> _WHAT TO PRODUCE_
Write out the entire listing below exactly, with the pictures left out.

○ ○ ○ ○ ○ ○ ○

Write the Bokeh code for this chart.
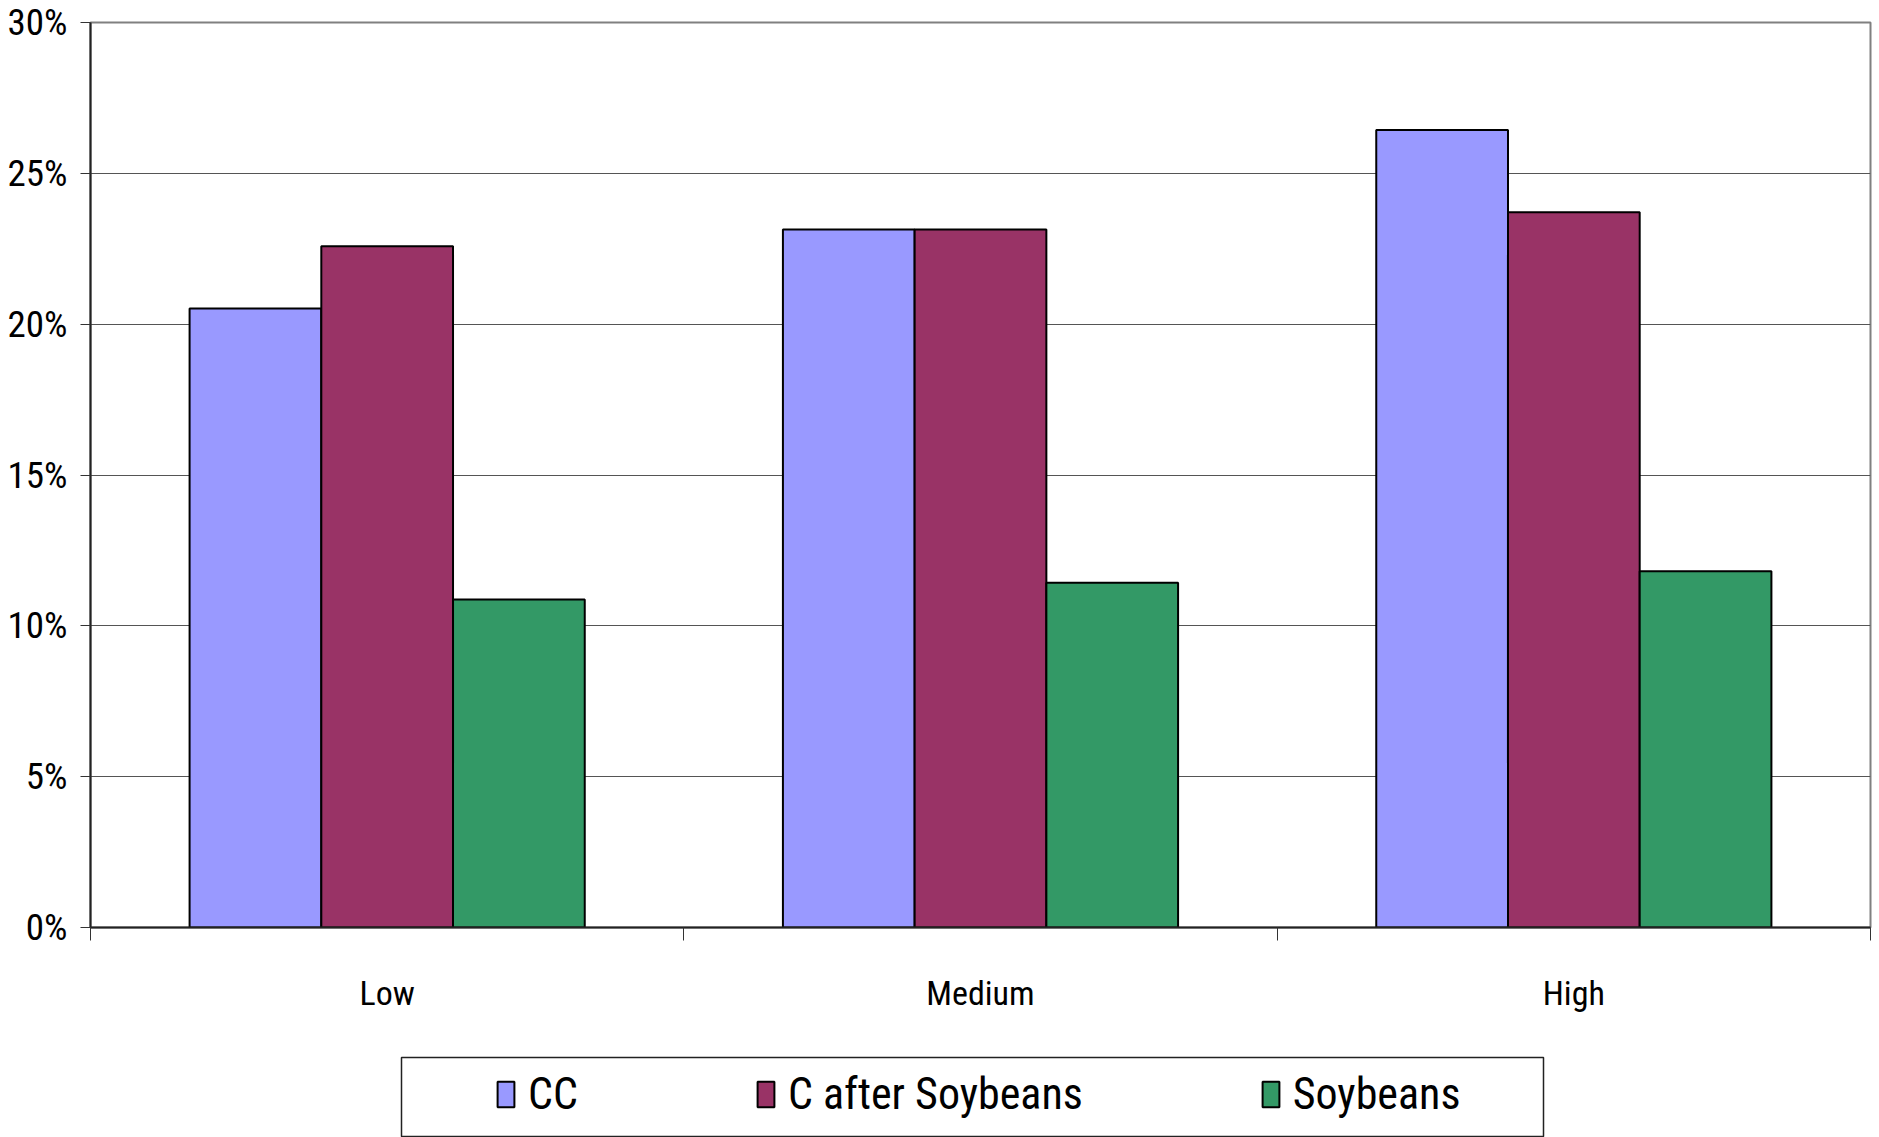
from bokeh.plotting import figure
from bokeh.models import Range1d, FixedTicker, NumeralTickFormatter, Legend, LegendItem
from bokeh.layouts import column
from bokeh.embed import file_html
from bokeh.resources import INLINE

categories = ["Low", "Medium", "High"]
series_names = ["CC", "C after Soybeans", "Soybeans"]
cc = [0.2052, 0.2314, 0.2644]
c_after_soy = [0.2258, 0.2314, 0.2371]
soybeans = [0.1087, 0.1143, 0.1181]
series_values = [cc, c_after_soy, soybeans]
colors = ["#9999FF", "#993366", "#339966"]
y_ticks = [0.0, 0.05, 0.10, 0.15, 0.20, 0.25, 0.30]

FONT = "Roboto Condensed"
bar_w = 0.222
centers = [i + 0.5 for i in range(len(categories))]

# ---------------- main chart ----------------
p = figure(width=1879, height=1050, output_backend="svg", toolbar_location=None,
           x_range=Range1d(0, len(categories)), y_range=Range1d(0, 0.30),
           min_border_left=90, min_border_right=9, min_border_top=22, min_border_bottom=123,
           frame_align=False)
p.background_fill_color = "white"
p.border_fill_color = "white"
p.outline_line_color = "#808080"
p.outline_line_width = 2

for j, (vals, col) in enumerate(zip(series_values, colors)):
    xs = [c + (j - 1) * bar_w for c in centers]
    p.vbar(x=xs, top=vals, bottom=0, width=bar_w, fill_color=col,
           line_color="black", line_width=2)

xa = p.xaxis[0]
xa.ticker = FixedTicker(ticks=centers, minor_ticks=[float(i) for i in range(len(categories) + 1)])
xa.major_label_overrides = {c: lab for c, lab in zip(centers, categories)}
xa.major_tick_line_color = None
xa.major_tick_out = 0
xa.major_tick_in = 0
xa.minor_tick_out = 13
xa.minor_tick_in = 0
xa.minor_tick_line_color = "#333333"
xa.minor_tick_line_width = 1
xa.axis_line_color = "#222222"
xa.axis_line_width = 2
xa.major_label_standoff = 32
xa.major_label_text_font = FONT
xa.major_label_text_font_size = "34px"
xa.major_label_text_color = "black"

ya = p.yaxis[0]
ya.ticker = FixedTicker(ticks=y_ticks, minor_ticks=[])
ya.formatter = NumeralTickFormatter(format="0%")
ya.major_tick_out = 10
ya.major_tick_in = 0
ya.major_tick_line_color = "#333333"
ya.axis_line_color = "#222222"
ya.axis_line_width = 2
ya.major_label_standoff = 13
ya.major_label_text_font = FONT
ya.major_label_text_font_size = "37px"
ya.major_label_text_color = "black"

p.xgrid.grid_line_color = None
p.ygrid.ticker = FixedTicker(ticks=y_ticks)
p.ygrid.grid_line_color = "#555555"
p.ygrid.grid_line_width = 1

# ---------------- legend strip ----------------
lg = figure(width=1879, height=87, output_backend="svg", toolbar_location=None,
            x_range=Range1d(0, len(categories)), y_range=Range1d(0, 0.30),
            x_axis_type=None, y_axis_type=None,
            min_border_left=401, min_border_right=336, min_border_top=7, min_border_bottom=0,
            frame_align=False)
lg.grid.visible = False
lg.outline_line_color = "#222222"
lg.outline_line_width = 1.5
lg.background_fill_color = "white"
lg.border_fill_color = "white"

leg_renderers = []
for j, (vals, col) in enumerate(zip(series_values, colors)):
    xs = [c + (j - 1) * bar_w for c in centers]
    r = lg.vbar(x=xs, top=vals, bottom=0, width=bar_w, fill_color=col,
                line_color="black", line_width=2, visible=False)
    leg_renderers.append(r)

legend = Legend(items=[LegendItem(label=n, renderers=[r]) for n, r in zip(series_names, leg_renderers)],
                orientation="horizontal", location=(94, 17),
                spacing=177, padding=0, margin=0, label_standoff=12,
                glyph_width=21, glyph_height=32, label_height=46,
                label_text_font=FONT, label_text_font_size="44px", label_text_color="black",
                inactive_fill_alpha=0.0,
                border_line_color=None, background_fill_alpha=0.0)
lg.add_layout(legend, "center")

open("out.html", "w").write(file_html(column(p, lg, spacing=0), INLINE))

○ ○ ○ ○ ○ ○ ○

> _CORRECT RESULT_
Write the Bokeh code for this chart.
from bokeh.plotting import figure
from bokeh.models import Range1d, FixedTicker, NumeralTickFormatter, Legend, LegendItem
from bokeh.layouts import column
from bokeh.embed import file_html
from bokeh.resources import INLINE

categories = ["Low", "Medium", "High"]
series_names = ["CC", "C after Soybeans", "Soybeans"]
cc = [0.2052, 0.2314, 0.2644]
c_after_soy = [0.2258, 0.2314, 0.2371]
soybeans = [0.1087, 0.1143, 0.1181]
series_values = [cc, c_after_soy, soybeans]
colors = ["#9999FF", "#993366", "#339966"]
y_ticks = [0.0, 0.05, 0.10, 0.15, 0.20, 0.25, 0.30]

FONT = "Roboto Condensed"
bar_w = 0.222
centers = [i + 0.5 for i in range(len(categories))]

# ---------------- main chart ----------------
p = figure(width=1879, height=1050, output_backend="svg", toolbar_location=None,
           x_range=Range1d(0, len(categories)), y_range=Range1d(0, 0.30),
           min_border_left=90, min_border_right=9, min_border_top=22, min_border_bottom=123,
           frame_align=False)
p.background_fill_color = "white"
p.border_fill_color = "white"
p.outline_line_color = "#808080"
p.outline_line_width = 2

for j, (vals, col) in enumerate(zip(series_values, colors)):
    xs = [c + (j - 1) * bar_w for c in centers]
    p.vbar(x=xs, top=vals, bottom=0, width=bar_w, fill_color=col,
           line_color="black", line_width=2)

xa = p.xaxis[0]
xa.ticker = FixedTicker(ticks=centers, minor_ticks=[float(i) for i in range(len(categories) + 1)])
xa.major_label_overrides = {c: lab for c, lab in zip(centers, categories)}
xa.major_tick_line_color = None
xa.major_tick_out = 0
xa.major_tick_in = 0
xa.minor_tick_out = 13
xa.minor_tick_in = 0
xa.minor_tick_line_color = "#333333"
xa.minor_tick_line_width = 1
xa.axis_line_color = "#222222"
xa.axis_line_width = 2
xa.major_label_standoff = 32
xa.major_label_text_font = FONT
xa.major_label_text_font_size = "34px"
xa.major_label_text_color = "black"

ya = p.yaxis[0]
ya.ticker = FixedTicker(ticks=y_ticks, minor_ticks=[])
ya.formatter = NumeralTickFormatter(format="0%")
ya.major_tick_out = 10
ya.major_tick_in = 0
ya.major_tick_line_color = "#333333"
ya.axis_line_color = "#222222"
ya.axis_line_width = 2
ya.major_label_standoff = 13
ya.major_label_text_font = FONT
ya.major_label_text_font_size = "37px"
ya.major_label_text_color = "black"

p.xgrid.grid_line_color = None
p.ygrid.ticker = FixedTicker(ticks=y_ticks)
p.ygrid.grid_line_color = "#555555"
p.ygrid.grid_line_width = 1

# ---------------- legend strip ----------------
lg = figure(width=1879, height=87, output_backend="svg", toolbar_location=None,
            x_range=Range1d(0, len(categories)), y_range=Range1d(0, 0.30),
            x_axis_type=None, y_axis_type=None,
            min_border_left=401, min_border_right=336, min_border_top=7, min_border_bottom=0,
            frame_align=False)
lg.grid.visible = False
lg.outline_line_color = "#222222"
lg.outline_line_width = 1.5
lg.background_fill_color = "white"
lg.border_fill_color = "white"

leg_renderers = []
for j, (vals, col) in enumerate(zip(series_values, colors)):
    xs = [c + (j - 1) * bar_w for c in centers]
    r = lg.vbar(x=xs, top=vals, bottom=0, width=bar_w, fill_color=col,
                line_color="black", line_width=2, visible=False)
    leg_renderers.append(r)

legend = Legend(items=[LegendItem(label=n, renderers=[r]) for n, r in zip(series_names, leg_renderers)],
                orientation="horizontal", location=(94, 17),
                spacing=177, padding=0, margin=0, label_standoff=12,
                glyph_width=21, glyph_height=32, label_height=46,
                label_text_font=FONT, label_text_font_size="44px", label_text_color="black",
                inactive_fill_alpha=0.0,
                border_line_color=None, background_fill_alpha=0.0)
lg.add_layout(legend, "center")

open("out.html", "w").write(file_html(column(p, lg, spacing=0), INLINE))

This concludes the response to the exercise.